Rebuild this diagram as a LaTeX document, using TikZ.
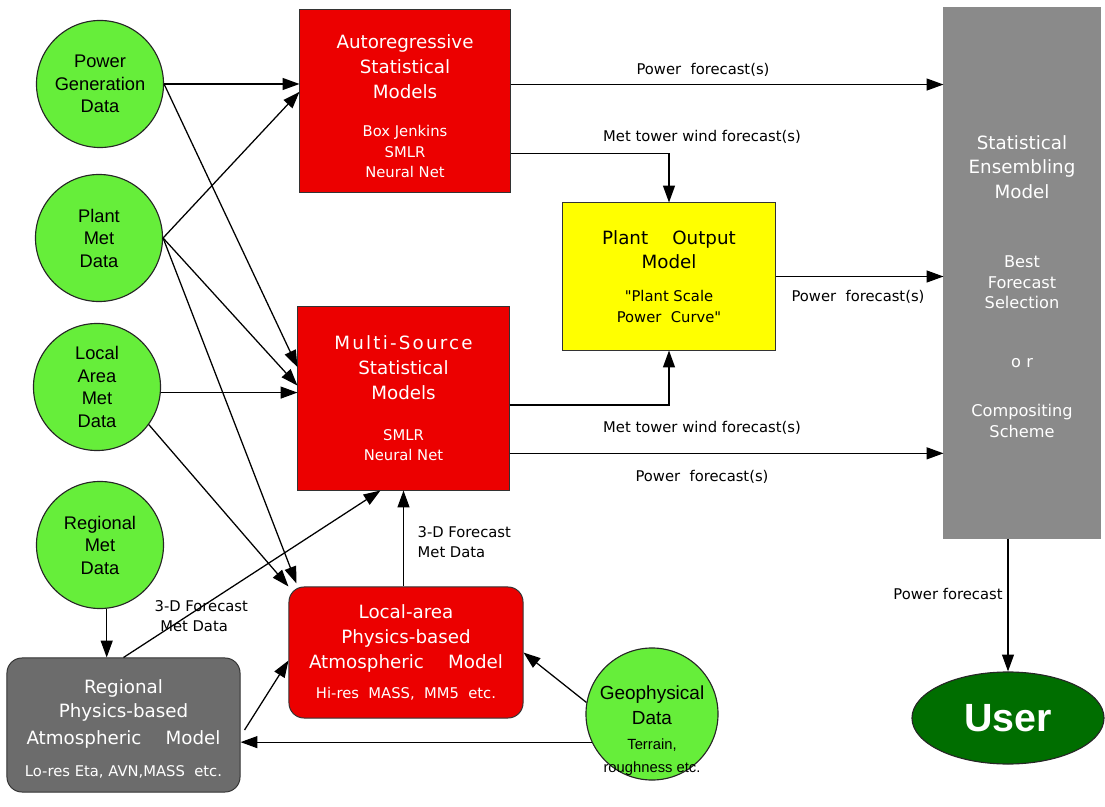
\documentclass[tikz,border=0pt]{standalone}
\usepackage{fontspec}
\setmainfont{Liberation Sans}
\newfontfamily\boxfont{DejaVu Sans}
\newfontfamily\spacedfont[LetterSpace=12]{DejaVu Sans}
\usepackage{xcolor}
\usepackage{tikz}
\usetikzlibrary{shapes.geometric, arrows.meta, positioning, calc}

\definecolor{datagreen}{RGB}{102,238,58}
\definecolor{modelred}{RGB}{236,0,0}
\definecolor{plantyellow}{RGB}{255,255,0}
\definecolor{ensgray}{RGB}{138,138,138}
\definecolor{reggray}{RGB}{108,108,108}
\definecolor{usergreen}{RGB}{0,110,0}

\newcommand{\titlesize}{\fontsize{13}{17.5}\selectfont}
\newcommand{\subsize}{\fontsize{10.5}{14.5}\selectfont}
\newcommand{\enssize}{\fontsize{11.5}{14.5}\selectfont}
\newcommand{\geosize}{\fontsize{10.5}{13.5}\selectfont}

\begin{document}
\begin{tikzpicture}[
    x=0.025cm, y=-0.025cm,
    datacircle/.style={circle, draw=black!85, line width=0.8pt, fill=datagreen, minimum size=3.175cm, inner sep=0pt, align=center, font=\fontsize{13}{16}\selectfont},
    box/.style={draw=black!80, line width=0.7pt, align=center, inner sep=2pt, font=\boxfont\titlesize},
    redbox/.style={box, fill=modelred, text=white},
    graybox/.style={box, fill=reggray, text=white, rounded corners=0.375cm},
    arr/.style={-{Triangle[length=12pt, width=8.5pt]}, line width=0.9pt},
    lbl/.style={font=\boxfont\fontsize{10.5}{14}\selectfont, align=left, inner sep=1pt},
]
\useasboundingbox (0,0) rectangle (1105,807);

% Data sources -- green circles down the left side
\node[datacircle] (pgen) at (100,84) {Power\\Generation\\Data};
\node[datacircle] (pmet) at (99,238) {Plant\\Met\\Data};
\node[datacircle] (lmet) at (97,387) {Local\\Area\\Met\\Data};
\node[datacircle] (rmet) at (100,545) {Regional\\Met\\Data};
% text sits low in this circle
\node[datacircle, minimum size=3.3cm, font=\fontsize{13.5}{16.5}\selectfont] (geo) at (652,714) {\raisebox{-16pt}[0pt][0pt]{\begin{tabular}{@{}c@{}}Geophysical\\[1.3pt]Data\\[1.3pt]\geosize Terrain,\\\geosize roughness etc.\end{tabular}}};

% Statistical models
\node[redbox, minimum width=5.25cm, minimum height=4.55cm] (auto) at (405,101) {\rule{0pt}{17pt}Autoregressive\\[0.5pt]Statistical\\Models\\[10pt]\subsize Box Jenkins\\[-3pt]\subsize SMLR\\[-3pt]\subsize Neural Net};
\node[redbox, minimum width=5.275cm, minimum height=4.575cm] (multi) at (403.5,398.5) {\spacedfont Multi-Source\\Statistical\\Models\\[12pt]\subsize SMLR\\[-3.2pt]\subsize Neural Net};
\node[box, fill=plantyellow, minimum width=5.3cm, minimum height=3.675cm] (plant) at (669,276.5) {Plant\quad\ Output\\Model\\[6pt]\subsize "Plant Scale\\[-3pt]\subsize Power\ \ Curve"};

% Physics-based models
\node[redbox, rounded corners=0.375cm, minimum width=5.85cm, minimum height=3.275cm] (local) at (406,652.5) {Local-area\\Physics-based\\Atmospheric\quad\ Model\\[4pt]\subsize Hi-res\ \ MASS,\ \ MM5\ \ etc.};
\node[graybox, minimum width=5.825cm, minimum height=3.35cm] (regional) at (123.5,725) {\rule{0pt}{15pt}Regional\\Physics-based\\[1.5pt]Atmospheric\quad\ Model\\[5pt]\subsize Lo-res Eta, AVN,MASS\ \ etc.};

% Ensembling and user
\node[box, fill=ensgray, draw=ensgray, text=white, minimum width=3.9cm, minimum height=13.25cm] (ens) at (1022,273) {\rule{0pt}{29pt}Statistical\\Ensembling\\Model\\[32pt]\enssize Best\\[-3.2pt]\enssize Forecast\\[-3.2pt]\enssize Selection\\[25pt]\enssize o\,\,r\\[17pt]\enssize Compositing\\[-2.5pt]\enssize Scheme};
\node[ellipse, draw=black!85, line width=0.8pt, fill=usergreen, text=white, minimum width=4.8cm, minimum height=2.3cm, font=\fontsize{28}{30}\selectfont\bfseries] (user) at (1008,718) {User};

% Attach points on the model boxes
\coordinate (autoPF) at ($(auto.north east)!0.41!(auto.south east)$);
\coordinate (autoMT) at ($(auto.north east)!0.786!(auto.south east)$);
\coordinate (multiMT) at ($(multi.north east)!0.535!(multi.south east)$);
\coordinate (multiPF) at ($(multi.north east)!0.798!(multi.south east)$);

% Arrows -- data into the statistical models
\draw[arr] (pgen.east) -- (pgen.east -| auto.west);
\draw[arr] (pmet.east) -- ($(auto.north west)!0.45!(auto.south west)$);
\draw[arr] (pgen.east) -- ($(multi.north west)!0.33!(multi.south west)$);
\draw[arr] (pmet.east) -- ($(multi.north west)!0.43!(multi.south west)$);
\draw[arr] (lmet.-5) -- (lmet.-5 -| multi.west);

% Arrows -- data into the physics models
\draw[arr] (pmet.east) -- ($(local.north west)+(8,-3)$);
\draw[arr] (lmet.-36) -- (local.north west);
\draw[arr] (rmet.-84) -- (rmet.-84 |- regional.north);
\draw[arr] (geo.205) -- (geo.205 -| regional.east);
\draw[arr] (geo.170) -- (local.east);
\draw[arr] ($(regional.east)+(4,5)$) -- ($(local.west)+(0,8)$);

% Arrows -- 3-D forecast met data up to the multi-source models
\draw[arr] (regional.north) -- ($(multi.south)+(-23,0)$);
\node[lbl, anchor=west] (lbl3dreg) at (153,616) {3-D Forecast\\\hspace{4pt}Met Data};
\draw[arr] (local.north -| multi.south) -- (multi.south);
\node[lbl, anchor=west] (lbl3dloc) at (416,542) {3-D Forecast\\Met Data};

% Arrows -- forecasts to plant output and ensembling
\draw[arr] (autoPF) -- (autoPF -| ens.west);
\node[lbl] (lblpf1) at (703,70) {Power\ \ forecast(s)};
\draw[arr] (autoMT) -| (plant.north);
\node[lbl] (lblmt1) at (702,137) {Met tower wind forecast(s)};
\draw[arr] (multiMT) -| (plant.south);
\node[lbl] (lblmt2) at (702,428) {Met tower wind forecast(s)};
\draw[arr] (multiPF) -- (multiPF -| ens.west);
\node[lbl] (lblpf3) at (702,477) {Power\ \ forecast(s)};
\draw[arr] (plant.east) -- (plant.east -| ens.west);
\node[lbl] (lblpf2) at (858,297) {Power\ \ forecast(s)};
\draw[arr] (ens.south -| user.north) -- (user.north);
\node[lbl] (lblpf4) at (948,594) {Power forecast};

\end{tikzpicture}
\end{document}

■ ■ ■ ■ ■ ■ ■

→ **Required task**: All lines holding the word "this" should be picked out and copied.

→ **Response**:
Rebuild this diagram as a LaTeX document, using TikZ.
% text sits low in this circle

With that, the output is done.